start
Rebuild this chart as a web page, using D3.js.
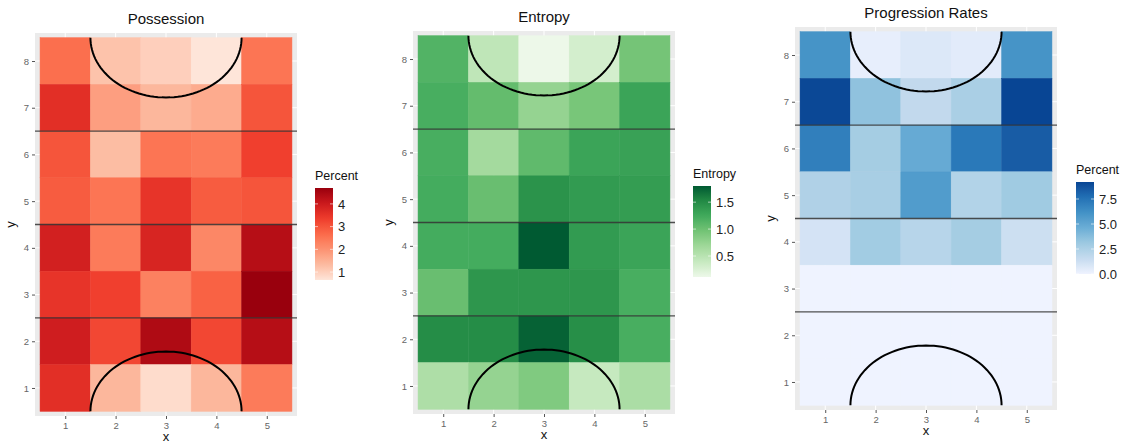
<!DOCTYPE html>
<html>
<head>
<meta charset="utf-8">
<script src="https://cdn.jsdelivr.net/npm/d3@7"></script>
<style>
  body { margin: 0; background: #fff; }
  svg { display: block; font-family: "Liberation Sans", Arial, sans-serif; }
</style>
</head>
<body>
<div id="chart"></div>
<script>
const xCats = [1, 2, 3, 4, 5]
const yCats = [8, 7, 6, 5, 4, 3, 2, 1]

// rows run from y = 8 (top) down to y = 1, columns x = 1..5
const possession = [
  [2.6, 1.2, 1.0, 0.65, 2.5],
  [3.6, 1.8, 1.4, 1.6, 3.0],
  [3.0, 1.3, 2.5, 2.4, 3.3],
  [2.9, 2.5, 3.5, 2.9, 3.0],
  [3.9, 2.4, 3.8, 2.2, 4.3],
  [3.5, 3.3, 2.3, 2.8, 4.7],
  [3.95, 3.2, 4.4, 3.2, 4.3],
  [3.6, 1.4, 0.8, 1.4, 2.4]
]
const entropy = [
  [1.15, 0.45, 0.11, 0.3, 0.95],
  [1.2, 1.05, 0.75, 0.93, 1.3],
  [1.2, 0.65, 1.07, 1.3, 1.32],
  [1.22, 1.02, 1.45, 1.38, 1.36],
  [1.22, 1.22, 1.8, 1.38, 1.3],
  [1.02, 1.42, 1.42, 1.42, 1.2],
  [1.5, 1.5, 1.75, 1.48, 1.2],
  [0.58, 0.75, 0.88, 0.4, 0.6]
]
const progression = [
  [6.0, 0.3, 0.7, 0.5, 6.0],
  [9.1, 3.5, 1.7, 2.6, 9.2],
  [7.0, 2.8, 4.8, 7.3, 8.4],
  [2.4, 2.7, 5.6, 2.3, 3.0],
  [1.0, 2.9, 2.1, 2.8, 1.3],
  [0, 0, 0, 0, 0],
  [0, 0, 0, 0, 0],
  [0, 0, 0, 0, 0]
]

const possessionTicks = [1, 2, 3, 4]
const entropyTicks = [0.5, 1.0, 1.5]
const progressionTicks = [0, 2.5, 5, 7.5]

// pitch markings
const halfLines = [2.5, 4.5, 6.5]
const boxArcs = [{ cx: 3, cy: 0.5, dir: 1 }, { cx: 3, cy: 8.5, dir: -1 }]
const arcRx = 1.5
const arcRy = 1.28

const reds = ['#fee5d9', '#fcbba1', '#fc9272', '#fb6a4a', '#ef3b2c', '#cb181d', '#99000d']
const greens = ['#edf8e9', '#c7e9c0', '#a1d99b', '#74c476', '#41ab5d', '#238b45', '#005a32']
const blues = ['#eff3ff', '#c6dbef', '#9ecae1', '#6baed6', '#4292c6', '#2171b5', '#084594']

const panels = [
  { title: 'Possession', legend: 'Percent', values: possession, ticks: possessionTicks, fmt: d3.format('d'), palette: reds,
    box: { left: 35, right: 297, top: 33, bottom: 416 }, titleY: 24, legendBox: { x: 315, y: 188, w: 18, h: 92 } },
  { title: 'Entropy', legend: 'Entropy', values: entropy, ticks: entropyTicks, fmt: d3.format('.1f'), palette: greens,
    box: { left: 413, right: 675, top: 31, bottom: 414 }, titleY: 22, legendBox: { x: 693, y: 186, w: 18, h: 91 } },
  { title: 'Progression Rates', legend: 'Percent', values: progression, ticks: progressionTicks, fmt: d3.format('.1f'), palette: blues,
    box: { left: 795, right: 1057, top: 27, bottom: 410 }, titleY: 18, legendBox: { x: 1076, y: 182, w: 18, h: 92 } }
]

const width = 1134
const height = 444

const svg = d3.select('#chart')
  .append('svg')
  .attr('width', width)
  .attr('height', height)

panels.forEach(p => {
  const g = svg.append('g')
  const { left, right, top, bottom } = p.box

  const x = d3.scaleLinear().domain([0.4, 5.6]).range([left, right])
  const y = d3.scaleLinear().domain([0.4, 8.6]).range([bottom, top])

  const cells = p.values.flatMap((row, i) => row.map((v, j) => ({ x: xCats[j], y: yCats[i], v })))

  const color = d3.scaleSequential(d3.piecewise(d3.interpolateLab, p.palette))
    .domain(d3.extent(cells, d => d.v))

  // panel background + grid
  g.append('rect')
    .attr('x', left).attr('y', top)
    .attr('width', right - left).attr('height', bottom - top)
    .attr('fill', '#ebebeb')

  g.append('g')
    .selectAll('line')
    .data(xCats)
    .join('line')
    .attr('x1', d => x(d)).attr('x2', d => x(d))
    .attr('y1', top).attr('y2', bottom)
    .attr('stroke', '#fff').attr('stroke-width', 1)

  g.append('g')
    .selectAll('line')
    .data(yCats)
    .join('line')
    .attr('x1', left).attr('x2', right)
    .attr('y1', d => y(d)).attr('y2', d => y(d))
    .attr('stroke', '#fff').attr('stroke-width', 1)

  // tiles
  g.append('g')
    .selectAll('rect')
    .data(cells)
    .join('rect')
    .attr('x', d => x(d.x - 0.5))
    .attr('y', d => y(d.y + 0.5))
    .attr('width', d => x(d.x + 0.5) - x(d.x - 0.5))
    .attr('height', d => y(d.y - 0.5) - y(d.y + 0.5))
    .attr('fill', d => color(d.v))
    .attr('stroke', d => color(d.v))
    .attr('stroke-width', 0.5)

  // half-way style lines
  g.append('g')
    .selectAll('line')
    .data(halfLines)
    .join('line')
    .attr('x1', left).attr('x2', right)
    .attr('y1', d => y(d)).attr('y2', d => y(d))
    .attr('stroke', '#333')
    .attr('stroke-opacity', 0.85)
    .attr('stroke-width', 1.4)

  // box arcs
  const arcLine = d3.line().x(d => x(d[0])).y(d => y(d[1]))
  const angles = d3.range(0, 181, 3).map(a => a * Math.PI / 180)
  g.append('g')
    .selectAll('path')
    .data(boxArcs)
    .join('path')
    .attr('d', a => arcLine(angles.map(t => [a.cx + arcRx * Math.cos(t), a.cy + a.dir * arcRy * Math.sin(t)])))
    .attr('fill', 'none')
    .attr('stroke', '#000')
    .attr('stroke-width', 2)

  // axes
  const xAxis = g.append('g')
    .attr('transform', `translate(0,${bottom})`)
    .call(d3.axisBottom(x).tickValues(xCats).tickFormat(d3.format('d')).tickSize(3).tickPadding(3))
  const yAxis = g.append('g')
    .attr('transform', `translate(${left},0)`)
    .call(d3.axisLeft(y).tickValues(yCats).tickFormat(d3.format('d')).tickSize(3).tickPadding(3))

  ;[xAxis, yAxis].forEach(ax => {
    ax.select('.domain').remove()
    ax.selectAll('.tick line').attr('stroke', '#555')
    ax.selectAll('.tick text')
      .attr('fill', '#666')
      .style('font-size', '9.5px')
      .style('font-family', '"Liberation Sans", Arial, sans-serif')
  })

  // titles
  g.append('text')
    .attr('x', (left + right) / 2).attr('y', p.titleY)
    .attr('text-anchor', 'middle')
    .style('font-size', '15px')
    .attr('fill', '#111')
    .text(p.title)

  g.append('text')
    .attr('x', (left + right) / 2).attr('y', Math.min(bottom + 25, height - 3))
    .attr('text-anchor', 'middle')
    .style('font-size', '13px')
    .attr('fill', '#111')
    .text('x')

  g.append('text')
    .attr('transform', `translate(${left - 20},${(top + bottom) / 2}) rotate(-90)`)
    .attr('text-anchor', 'middle')
    .style('font-size', '13px')
    .attr('fill', '#111')
    .text('y')

  // legend colourbar
  const lb = p.legendBox
  const ly = d3.scaleLinear().domain(color.domain()).range([lb.y + lb.h, lb.y])
  const gradId = 'grad-' + p.title.replace(/\s+/g, '')
  const grad = svg.append('defs').append('linearGradient')
    .attr('id', gradId)
    .attr('x1', 0).attr('y1', 1).attr('x2', 0).attr('y2', 0)
  grad.selectAll('stop')
    .data(d3.range(0, 1.0001, 0.05))
    .join('stop')
    .attr('offset', t => t)
    .attr('stop-color', t => color(color.domain()[0] + t * (color.domain()[1] - color.domain()[0])))

  const leg = g.append('g')
  leg.append('text')
    .attr('x', lb.x).attr('y', lb.y - 8)
    .style('font-size', '12.5px')
    .attr('fill', '#111')
    .text(p.legend)

  leg.append('rect')
    .attr('x', lb.x).attr('y', lb.y)
    .attr('width', lb.w).attr('height', lb.h)
    .attr('fill', `url(#${gradId})`)

  const lt = leg.selectAll('g.lt')
    .data(p.ticks)
    .join('g')
    .attr('class', 'lt')
    .attr('transform', d => `translate(0,${ly(d)})`)
  lt.append('line')
    .attr('x1', lb.x).attr('x2', lb.x + 3)
    .attr('stroke', '#fff').attr('stroke-opacity', 0.6)
  lt.append('line')
    .attr('x1', lb.x + lb.w - 3).attr('x2', lb.x + lb.w)
    .attr('stroke', '#fff').attr('stroke-opacity', 0.6)
  lt.append('text')
    .attr('x', lb.x + lb.w + 5)
    .attr('dy', '0.36em')
    .style('font-size', '13px')
    .attr('fill', '#222')
    .text(d => p.fmt(d))
})
</script>
</body>
</html>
end
Write out again exactly the lines from the start of the data above through the line containing "const yCats = [8, 7, 6, 5, 4, 3, 2, 1]", inclusive, excluding any pictures.

Rebuild this chart as a web page, using D3.js.
<!DOCTYPE html>
<html>
<head>
<meta charset="utf-8">
<script src="https://cdn.jsdelivr.net/npm/d3@7"></script>
<style>
  body { margin: 0; background: #fff; }
  svg { display: block; font-family: "Liberation Sans", Arial, sans-serif; }
</style>
</head>
<body>
<div id="chart"></div>
<script>
const xCats = [1, 2, 3, 4, 5]
const yCats = [8, 7, 6, 5, 4, 3, 2, 1]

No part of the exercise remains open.